Brachial plexus and lumbosacral plexus disorders


  • Disorders of the brachial or lumbosacral plexus cause a painful mixed sensorimotor disorder of the corresponding limb.
    Because several nerve roots intertwine within the plexus (see figure Plexuses), the symptom pattern does not fit the distribution of individual roots or nerves. Which parts of the body are affected depends on which plexus is damaged:

    Rostral brachial plexus: Shoulders
    Caudal brachial plexus: Hands
    Lumbosacral plexus: Legs

    Plexus disorders (plexopathies) are usually due to physical compression or injury:

    In infants, traction during birth
    In adults, usually trauma (typically, for the brachial plexus, a fall that forces the head away from the shoulder) or invasion by metastatic cancer (typically, breast or lung cancer for the brachial plexus and intestinal or genitourinary tumors for the lumbosacral plexus)
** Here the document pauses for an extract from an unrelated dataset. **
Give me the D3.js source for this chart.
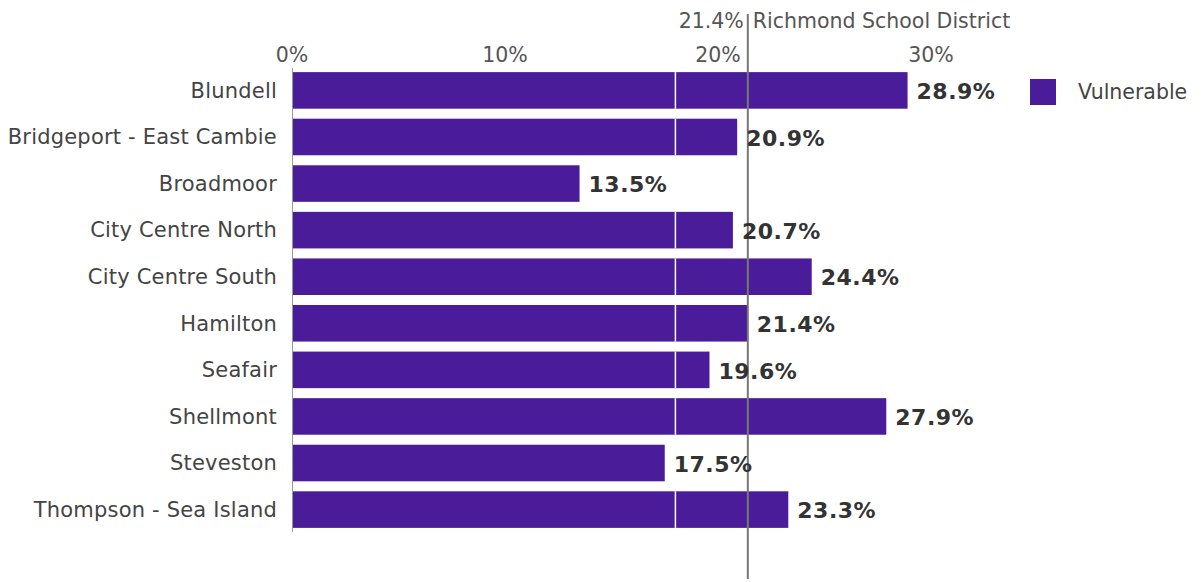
<!DOCTYPE html>
<html>
<head>
<meta charset="utf-8">
<script src="https://cdn.jsdelivr.net/npm/d3@7"></script>
<style>
  body { margin: 0; background: #fff; }
  text { font-family: "DejaVu Sans", Verdana, sans-serif; }
</style>
</head>
<body>
<div id="chart"></div>
<script>
const areas = ["Blundell", "Bridgeport - East Cambie", "Broadmoor", "City Centre North",
  "City Centre South", "Hamilton", "Seafair", "Shellmont", "Steveston", "Thompson - Sea Island"];
const vulnerable = [28.9, 20.9, 13.5, 20.7, 24.4, 21.4, 19.6, 27.9, 17.5, 23.3];
const xTicks = [0, 10, 20, 30];
const districtValue = 21.4;
const districtName = "Richmond School District";
const seamAt = 18; // white seam visible through the bars

const W = 1202, H = 582;
const margin = {top: 72, left: 292};

const svg = d3.select("#chart").append("svg")
  .attr("width", W)
  .attr("height", H);

const x = d3.scaleLinear().domain([0, 30]).range([margin.left, margin.left + 639]);
const y = d3.scaleBand().domain(areas).range([67, 533]).paddingInner(0.215).paddingOuter(0.11);

// top tick labels
svg.append("g")
  .selectAll("text")
  .data(xTicks)
  .enter().append("text")
    .attr("x", d => x(d))
    .attr("y", 62)
    .attr("text-anchor", "middle")
    .attr("font-size", 20.5)
    .attr("fill", "#555")
    .text(d => d + "%");

// left axis line
svg.append("line")
  .attr("x1", x(0) + 0.5).attr("x2", x(0) + 0.5)
  .attr("y1", 68).attr("y2", 532)
  .attr("stroke", "#999")
  .attr("stroke-width", 1);

// bars
svg.append("g")
  .selectAll("rect")
  .data(areas)
  .enter().append("rect")
    .attr("x", x(0) + 1)
    .attr("y", d => y(d))
    .attr("width", (d, i) => x(vulnerable[i]) - x(0) - 1)
    .attr("height", y.bandwidth())
    .attr("fill", "#4b1c99");

// seam
svg.append("g")
  .selectAll("line")
  .data(areas.filter((d, i) => vulnerable[i] > seamAt))
  .enter().append("line")
    .attr("x1", x(seamAt)).attr("x2", x(seamAt))
    .attr("y1", d => y(d)).attr("y2", d => y(d) + y.bandwidth())
    .attr("stroke", "#fff")
    .attr("stroke-width", 1.5);

// category labels
svg.append("g")
  .selectAll("text")
  .data(areas)
  .enter().append("text")
    .attr("x", 277)
    .attr("y", d => y(d) + y.bandwidth() / 2)
    .attr("dy", "0.35em")
    .attr("text-anchor", "end")
    .attr("font-size", 21)
    .attr("letter-spacing", 0.2)
    .attr("fill", "#444")
    .text(d => d);

// reference line
svg.append("line")
  .attr("x1", x(districtValue)).attr("x2", x(districtValue))
  .attr("y1", 14).attr("y2", 579)
  .attr("stroke", "#777")
  .attr("stroke-width", 2);

// value labels
svg.append("g")
  .selectAll("text")
  .data(areas)
  .enter().append("text")
    .attr("x", (d, i) => x(vulnerable[i]) + 9)
    .attr("y", d => y(d) + y.bandwidth() / 2 + 1)
    .attr("dy", "0.35em")
    .attr("font-size", 22)
    .attr("letter-spacing", 0.5)
    .attr("font-weight", "bold")
    .attr("fill", "#333")
    .text((d, i) => vulnerable[i].toFixed(1) + "%");

// district label
svg.append("text")
  .attr("x", x(districtValue) - 4)
  .attr("y", 28)
  .attr("text-anchor", "end")
  .attr("font-size", 20.5)
  .attr("fill", "#555")
  .text(districtValue + "%");
svg.append("text")
  .attr("x", x(districtValue) + 5)
  .attr("y", 28)
  .attr("font-size", 20.5)
  .attr("fill", "#555")
  .text(districtName);

// legend
svg.append("rect")
  .attr("x", 1030).attr("y", 79)
  .attr("width", 26).attr("height", 26)
  .attr("fill", "#4b1c99");
svg.append("text")
  .attr("x", 1078).attr("y", 92)
  .attr("dy", "0.35em")
  .attr("font-size", 20.5)
  .attr("fill", "#444")
  .text("Vulnerable");
</script>
</body>
</html>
    In patients receiving anticoagulants, a hematoma may compress the lumbosacral plexus. Neurofibromatosis occasionally involves a plexus. Other causes include postradiation fibrosis (eg, after radiation therapy for breast cancer) and diabetes.
    Acute brachial neuritis (neuralgic amyotrophy, Parsonage-Turner syndrome) occurs primarily in men and typically in young adults, although it can occur at any age. Cause is unknown, but viral or immunologic inflammatory processes are suspected.